Some friends have delighted in the fact that the aliens’ intensions were never spelled out and while I didn’t expect a “press release announcing their plans for world domination” as Roger Ebert wrote in his review of the film, I was looking for a few more answers to their behavior. While I normally appreciate ambiguity and mystery, the fact that the aliens’ motives were not spelled out did not make them scarier, it made the script poorer.
The implausibilities hamstring the film and lead to a resolution of the war that, while true to the original novel, is handled in such a way that smacks of a contrived Deus ex Machina conclusion. The end of the film is abrupt, predictable, Hollywood sentimental, convenient and thoroughly unsatisfying.

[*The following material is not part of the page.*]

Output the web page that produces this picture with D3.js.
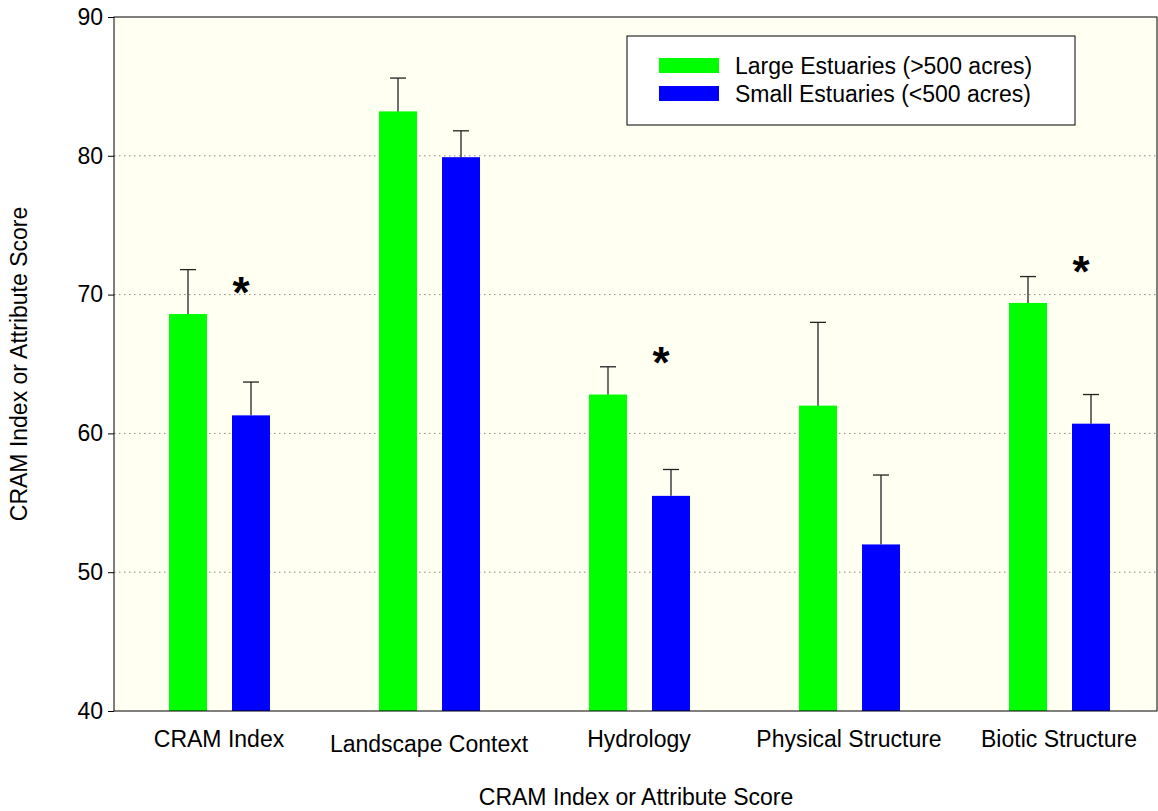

And on top of all this, while Spielberg begins with familiar territory we’ve seen before—a broken home, a dysfunctional and absent father, bright but awkward kids—he doesn’t develop them beyond their cardboard dimensions. The human characters are disappointingly one-dimensional. Furthermore, Spielberg seems to have lost his ability to draw magical performances from children.
I miss Steven Spielberg.
I’m not saying the director is not allowed to change, or mature, or grow more cynical with age. But what I am saying is that I miss the youthful vibrancy, childlike zeal, and optimistic idealism that not only defined all of his early films, but several decades of entertainment as well. I miss the Spielberg before he thought he was Stanley Kubrick. I miss the Spielberg that rejoiced in the unknown and took great pleasure in the world’s many mysteries.
Yes, War of the Worlds contains some sensational sights. But it lacks the zest and joyous energy we expect from a Steven Spielberg picture. It lacks idealistic integrity. And it lacks courage. Was the march of years all it took to do this? Was a terrorist attack all it took to alter your world-view, Steven? What happened to the sense of wonder celebrated in Close Encounters of the Third Kind? What happened to the imagination of E.T.? War of the Worlds just may represent the bleakest view of humanity that has ever come out in one of Spielberg’s films.
Is this the future to which we have to look forward? As our country sinks toward another age of war, recession, fear and pessimism, has Spielberg become the very thing he once supplanted? Will Hollywood once again glory in bleak stories told to despairing viewers in a dingy world?
We must wait and see.
For now, it seems Spielberg has traded wonder for terror, awe for gore, innocence for cynicism, optimism for fatalism, day-dreams for nightmares, Peter Pan for the Brothers Grimm.
The cinema is poorer for it. And so are you and I.